Instruction: Give back only the lines in the records below from the one with "Convert this chart to Chart.js code." to the one with "const groupTicks = (s)", both inclusive, word for word.
+---+
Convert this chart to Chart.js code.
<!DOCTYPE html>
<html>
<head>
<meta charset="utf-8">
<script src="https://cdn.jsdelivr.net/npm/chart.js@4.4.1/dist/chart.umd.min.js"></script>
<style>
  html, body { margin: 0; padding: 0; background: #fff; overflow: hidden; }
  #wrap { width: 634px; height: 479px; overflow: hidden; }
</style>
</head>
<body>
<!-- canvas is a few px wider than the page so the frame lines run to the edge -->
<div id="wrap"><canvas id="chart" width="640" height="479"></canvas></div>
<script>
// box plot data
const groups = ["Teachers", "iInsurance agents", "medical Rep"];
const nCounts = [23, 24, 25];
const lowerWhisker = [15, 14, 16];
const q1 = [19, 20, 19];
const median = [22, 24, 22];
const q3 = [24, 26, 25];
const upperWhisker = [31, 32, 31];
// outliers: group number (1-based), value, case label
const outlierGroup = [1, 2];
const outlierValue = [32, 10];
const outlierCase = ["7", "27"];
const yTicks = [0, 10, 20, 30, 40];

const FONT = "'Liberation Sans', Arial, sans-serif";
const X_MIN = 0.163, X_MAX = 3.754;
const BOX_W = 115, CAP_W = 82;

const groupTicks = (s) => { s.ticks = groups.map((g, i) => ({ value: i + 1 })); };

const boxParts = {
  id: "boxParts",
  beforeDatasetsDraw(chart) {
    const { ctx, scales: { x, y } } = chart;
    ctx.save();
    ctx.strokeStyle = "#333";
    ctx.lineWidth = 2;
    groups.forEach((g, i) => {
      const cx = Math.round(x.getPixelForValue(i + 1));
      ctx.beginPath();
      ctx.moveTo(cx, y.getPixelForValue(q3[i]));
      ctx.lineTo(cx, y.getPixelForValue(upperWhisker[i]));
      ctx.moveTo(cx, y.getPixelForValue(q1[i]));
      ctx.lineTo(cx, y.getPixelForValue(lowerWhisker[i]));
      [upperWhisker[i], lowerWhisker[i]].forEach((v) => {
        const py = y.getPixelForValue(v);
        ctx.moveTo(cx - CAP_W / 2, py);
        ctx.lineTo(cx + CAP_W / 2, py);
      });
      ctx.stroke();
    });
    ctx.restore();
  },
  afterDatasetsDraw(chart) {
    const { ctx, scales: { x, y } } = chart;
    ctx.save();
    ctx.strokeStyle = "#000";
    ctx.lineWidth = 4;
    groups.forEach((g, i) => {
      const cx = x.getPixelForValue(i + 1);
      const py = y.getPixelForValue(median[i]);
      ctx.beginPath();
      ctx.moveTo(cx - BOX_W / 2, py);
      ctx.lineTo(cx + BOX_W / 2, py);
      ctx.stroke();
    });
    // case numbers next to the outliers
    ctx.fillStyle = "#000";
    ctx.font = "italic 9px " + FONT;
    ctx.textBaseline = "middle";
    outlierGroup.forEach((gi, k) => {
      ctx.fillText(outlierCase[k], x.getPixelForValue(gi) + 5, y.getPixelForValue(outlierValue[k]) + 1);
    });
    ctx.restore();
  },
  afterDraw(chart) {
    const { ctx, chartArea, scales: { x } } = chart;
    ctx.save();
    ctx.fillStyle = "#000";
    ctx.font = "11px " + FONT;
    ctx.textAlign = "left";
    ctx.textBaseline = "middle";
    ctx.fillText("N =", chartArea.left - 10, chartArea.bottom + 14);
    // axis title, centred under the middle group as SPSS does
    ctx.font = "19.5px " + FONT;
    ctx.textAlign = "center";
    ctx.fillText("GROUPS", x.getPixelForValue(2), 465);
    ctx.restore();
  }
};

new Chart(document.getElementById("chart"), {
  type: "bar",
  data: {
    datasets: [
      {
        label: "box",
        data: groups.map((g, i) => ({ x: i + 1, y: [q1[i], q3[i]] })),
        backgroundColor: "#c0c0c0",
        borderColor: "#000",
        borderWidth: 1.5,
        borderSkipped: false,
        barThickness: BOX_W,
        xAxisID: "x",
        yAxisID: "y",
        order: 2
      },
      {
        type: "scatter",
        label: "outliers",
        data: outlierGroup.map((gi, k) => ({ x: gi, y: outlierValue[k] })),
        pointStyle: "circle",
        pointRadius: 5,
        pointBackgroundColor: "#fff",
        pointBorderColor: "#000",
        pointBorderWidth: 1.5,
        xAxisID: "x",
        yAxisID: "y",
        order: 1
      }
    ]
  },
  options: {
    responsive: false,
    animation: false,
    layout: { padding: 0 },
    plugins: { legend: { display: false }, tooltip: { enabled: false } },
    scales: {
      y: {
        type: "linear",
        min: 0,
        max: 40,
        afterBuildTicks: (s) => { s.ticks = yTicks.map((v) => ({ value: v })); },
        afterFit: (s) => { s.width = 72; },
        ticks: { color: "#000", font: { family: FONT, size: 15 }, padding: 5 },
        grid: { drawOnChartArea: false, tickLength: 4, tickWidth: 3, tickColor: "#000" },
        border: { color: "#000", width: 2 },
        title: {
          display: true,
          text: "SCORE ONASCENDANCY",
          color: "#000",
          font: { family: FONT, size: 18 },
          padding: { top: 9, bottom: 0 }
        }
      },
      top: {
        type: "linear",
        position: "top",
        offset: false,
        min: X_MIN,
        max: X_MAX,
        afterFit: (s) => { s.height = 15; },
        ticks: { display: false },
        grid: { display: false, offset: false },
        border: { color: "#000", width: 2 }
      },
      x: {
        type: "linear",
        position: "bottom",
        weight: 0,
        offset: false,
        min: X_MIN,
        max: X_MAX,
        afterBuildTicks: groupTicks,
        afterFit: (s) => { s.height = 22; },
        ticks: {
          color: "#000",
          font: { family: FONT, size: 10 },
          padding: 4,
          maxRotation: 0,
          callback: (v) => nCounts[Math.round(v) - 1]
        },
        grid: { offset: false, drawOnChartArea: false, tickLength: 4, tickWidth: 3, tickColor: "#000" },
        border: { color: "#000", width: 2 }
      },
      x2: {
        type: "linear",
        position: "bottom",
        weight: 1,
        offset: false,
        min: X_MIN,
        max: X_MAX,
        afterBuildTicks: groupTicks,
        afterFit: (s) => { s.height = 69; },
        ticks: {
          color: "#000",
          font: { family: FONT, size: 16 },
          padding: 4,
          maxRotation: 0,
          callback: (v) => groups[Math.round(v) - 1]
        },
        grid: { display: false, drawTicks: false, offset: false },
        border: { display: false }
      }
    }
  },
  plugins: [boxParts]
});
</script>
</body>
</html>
+---+
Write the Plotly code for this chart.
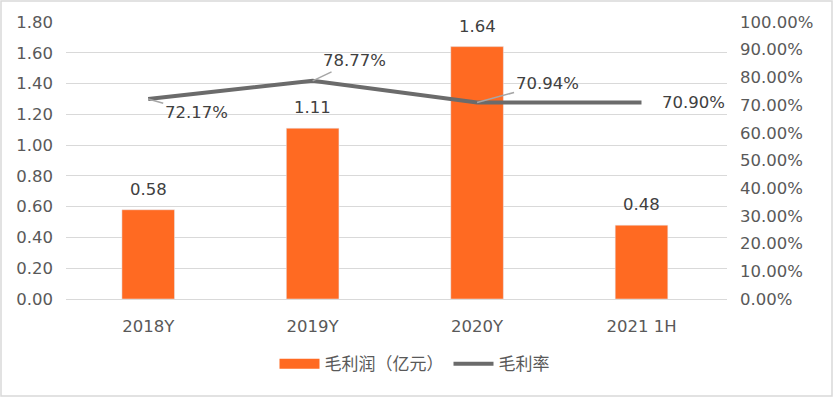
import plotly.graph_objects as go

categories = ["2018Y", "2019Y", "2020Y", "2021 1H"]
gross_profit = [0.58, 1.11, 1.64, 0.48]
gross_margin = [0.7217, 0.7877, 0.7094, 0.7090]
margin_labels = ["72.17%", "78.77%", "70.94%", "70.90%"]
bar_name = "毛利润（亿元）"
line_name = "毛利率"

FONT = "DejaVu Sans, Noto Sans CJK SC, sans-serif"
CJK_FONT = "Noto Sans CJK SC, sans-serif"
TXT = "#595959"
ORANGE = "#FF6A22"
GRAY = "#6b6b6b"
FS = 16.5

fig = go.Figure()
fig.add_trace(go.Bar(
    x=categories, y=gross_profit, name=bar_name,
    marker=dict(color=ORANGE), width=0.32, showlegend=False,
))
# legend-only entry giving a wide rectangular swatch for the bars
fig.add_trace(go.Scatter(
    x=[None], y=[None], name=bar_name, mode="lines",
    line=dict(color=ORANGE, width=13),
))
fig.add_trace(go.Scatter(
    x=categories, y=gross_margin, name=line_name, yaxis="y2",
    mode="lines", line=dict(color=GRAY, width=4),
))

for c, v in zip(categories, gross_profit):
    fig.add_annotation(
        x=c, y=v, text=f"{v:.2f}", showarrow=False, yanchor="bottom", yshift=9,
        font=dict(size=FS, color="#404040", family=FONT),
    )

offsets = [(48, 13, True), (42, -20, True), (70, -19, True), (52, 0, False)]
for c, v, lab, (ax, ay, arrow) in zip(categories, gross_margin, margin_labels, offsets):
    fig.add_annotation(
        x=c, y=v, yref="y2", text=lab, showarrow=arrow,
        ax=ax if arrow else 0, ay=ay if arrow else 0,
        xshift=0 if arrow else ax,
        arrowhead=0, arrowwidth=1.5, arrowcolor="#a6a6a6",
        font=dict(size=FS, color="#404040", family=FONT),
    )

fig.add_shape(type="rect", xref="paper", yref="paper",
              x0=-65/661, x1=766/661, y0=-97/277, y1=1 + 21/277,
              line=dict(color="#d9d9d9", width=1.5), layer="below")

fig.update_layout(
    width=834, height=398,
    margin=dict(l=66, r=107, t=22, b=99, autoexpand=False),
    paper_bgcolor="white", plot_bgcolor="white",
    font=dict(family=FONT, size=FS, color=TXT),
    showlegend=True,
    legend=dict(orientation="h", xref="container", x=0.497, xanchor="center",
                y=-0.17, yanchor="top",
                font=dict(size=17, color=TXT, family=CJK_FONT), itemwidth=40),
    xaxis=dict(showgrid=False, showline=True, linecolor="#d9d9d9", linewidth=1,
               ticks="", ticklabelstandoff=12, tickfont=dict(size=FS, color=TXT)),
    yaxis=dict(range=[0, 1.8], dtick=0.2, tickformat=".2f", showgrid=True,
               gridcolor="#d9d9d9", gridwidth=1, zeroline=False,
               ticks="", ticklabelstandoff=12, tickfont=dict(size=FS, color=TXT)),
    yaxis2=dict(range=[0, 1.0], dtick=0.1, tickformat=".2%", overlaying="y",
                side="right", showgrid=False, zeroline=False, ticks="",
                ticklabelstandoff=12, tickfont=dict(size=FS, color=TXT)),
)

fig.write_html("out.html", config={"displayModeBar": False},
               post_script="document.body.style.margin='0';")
+---+
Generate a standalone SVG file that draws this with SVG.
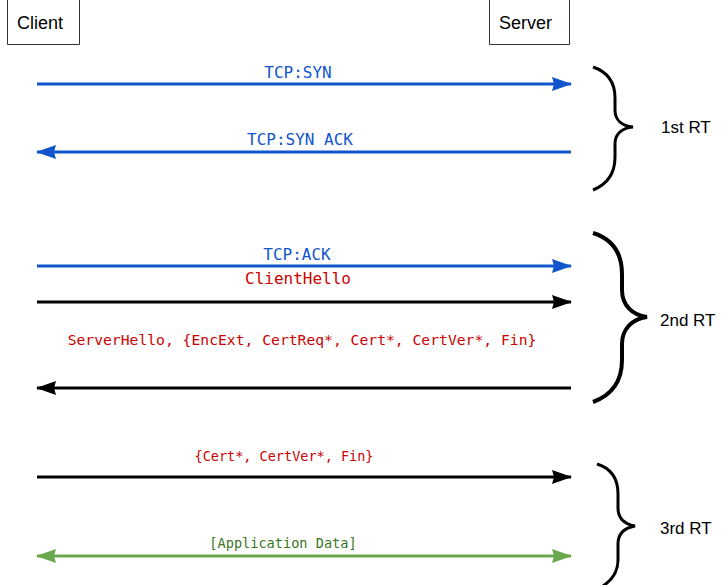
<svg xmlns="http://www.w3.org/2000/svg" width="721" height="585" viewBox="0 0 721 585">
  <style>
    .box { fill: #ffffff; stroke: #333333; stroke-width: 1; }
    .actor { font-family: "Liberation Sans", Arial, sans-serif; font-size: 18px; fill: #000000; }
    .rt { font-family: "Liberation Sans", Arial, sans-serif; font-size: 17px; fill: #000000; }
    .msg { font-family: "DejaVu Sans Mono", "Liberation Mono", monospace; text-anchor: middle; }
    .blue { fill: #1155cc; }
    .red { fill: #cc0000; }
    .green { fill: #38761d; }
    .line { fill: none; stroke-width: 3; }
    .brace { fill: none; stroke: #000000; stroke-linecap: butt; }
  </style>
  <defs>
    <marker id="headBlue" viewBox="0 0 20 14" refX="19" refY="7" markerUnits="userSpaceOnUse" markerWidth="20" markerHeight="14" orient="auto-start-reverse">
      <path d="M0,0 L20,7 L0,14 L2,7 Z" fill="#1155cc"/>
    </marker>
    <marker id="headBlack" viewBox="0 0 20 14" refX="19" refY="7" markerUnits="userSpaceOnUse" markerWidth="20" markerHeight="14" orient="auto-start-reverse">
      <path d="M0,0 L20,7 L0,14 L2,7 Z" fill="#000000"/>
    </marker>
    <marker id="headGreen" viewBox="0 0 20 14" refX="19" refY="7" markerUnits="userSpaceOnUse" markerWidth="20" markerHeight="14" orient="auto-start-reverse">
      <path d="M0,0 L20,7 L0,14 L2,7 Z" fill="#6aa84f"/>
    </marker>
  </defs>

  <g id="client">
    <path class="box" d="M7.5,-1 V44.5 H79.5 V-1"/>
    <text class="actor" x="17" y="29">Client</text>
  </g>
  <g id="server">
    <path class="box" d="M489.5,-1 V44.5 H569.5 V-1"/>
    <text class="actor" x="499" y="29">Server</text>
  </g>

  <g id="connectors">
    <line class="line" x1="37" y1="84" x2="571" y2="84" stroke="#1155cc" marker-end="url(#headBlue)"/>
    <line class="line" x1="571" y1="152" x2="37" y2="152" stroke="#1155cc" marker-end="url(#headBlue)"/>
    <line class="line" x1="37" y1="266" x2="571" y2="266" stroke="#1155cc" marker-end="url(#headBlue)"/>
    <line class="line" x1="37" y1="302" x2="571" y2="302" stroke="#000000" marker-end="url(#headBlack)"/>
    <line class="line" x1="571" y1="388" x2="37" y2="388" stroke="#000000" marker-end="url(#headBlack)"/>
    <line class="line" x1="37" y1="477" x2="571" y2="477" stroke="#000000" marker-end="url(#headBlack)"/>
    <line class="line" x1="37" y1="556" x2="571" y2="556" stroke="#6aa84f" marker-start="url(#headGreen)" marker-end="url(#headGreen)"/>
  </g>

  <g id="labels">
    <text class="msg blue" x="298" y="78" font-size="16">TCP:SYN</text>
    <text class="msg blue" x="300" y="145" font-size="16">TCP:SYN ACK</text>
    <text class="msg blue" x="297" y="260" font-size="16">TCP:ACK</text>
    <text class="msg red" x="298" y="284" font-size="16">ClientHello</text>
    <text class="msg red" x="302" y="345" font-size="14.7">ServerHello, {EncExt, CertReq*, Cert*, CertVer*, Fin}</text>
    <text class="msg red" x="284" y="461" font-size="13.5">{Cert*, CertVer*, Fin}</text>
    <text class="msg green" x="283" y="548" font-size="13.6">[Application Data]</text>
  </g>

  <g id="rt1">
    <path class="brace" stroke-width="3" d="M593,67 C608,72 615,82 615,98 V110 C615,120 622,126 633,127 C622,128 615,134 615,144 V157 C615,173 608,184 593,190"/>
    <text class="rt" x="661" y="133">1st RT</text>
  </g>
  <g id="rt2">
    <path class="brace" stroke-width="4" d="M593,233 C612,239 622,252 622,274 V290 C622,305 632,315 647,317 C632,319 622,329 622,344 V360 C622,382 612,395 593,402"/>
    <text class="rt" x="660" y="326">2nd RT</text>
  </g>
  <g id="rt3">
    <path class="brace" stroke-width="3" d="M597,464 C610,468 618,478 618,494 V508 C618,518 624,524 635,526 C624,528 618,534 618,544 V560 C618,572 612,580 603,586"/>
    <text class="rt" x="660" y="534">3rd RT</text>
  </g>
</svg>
+---+
Solution to this exercise:
Convert this chart to Chart.js code.
<!DOCTYPE html>
<html>
<head>
<meta charset="utf-8">
<script src="https://cdn.jsdelivr.net/npm/chart.js@4.4.1/dist/chart.umd.min.js"></script>
<style>
  html, body { margin: 0; padding: 0; background: #fff; overflow: hidden; }
  #wrap { width: 634px; height: 479px; overflow: hidden; }
</style>
</head>
<body>
<!-- canvas is a few px wider than the page so the frame lines run to the edge -->
<div id="wrap"><canvas id="chart" width="640" height="479"></canvas></div>
<script>
// box plot data
const groups = ["Teachers", "iInsurance agents", "medical Rep"];
const nCounts = [23, 24, 25];
const lowerWhisker = [15, 14, 16];
const q1 = [19, 20, 19];
const median = [22, 24, 22];
const q3 = [24, 26, 25];
const upperWhisker = [31, 32, 31];
// outliers: group number (1-based), value, case label
const outlierGroup = [1, 2];
const outlierValue = [32, 10];
const outlierCase = ["7", "27"];
const yTicks = [0, 10, 20, 30, 40];

const FONT = "'Liberation Sans', Arial, sans-serif";
const X_MIN = 0.163, X_MAX = 3.754;
const BOX_W = 115, CAP_W = 82;

const groupTicks = (s) => { s.ticks = groups.map((g, i) => ({ value: i + 1 })); };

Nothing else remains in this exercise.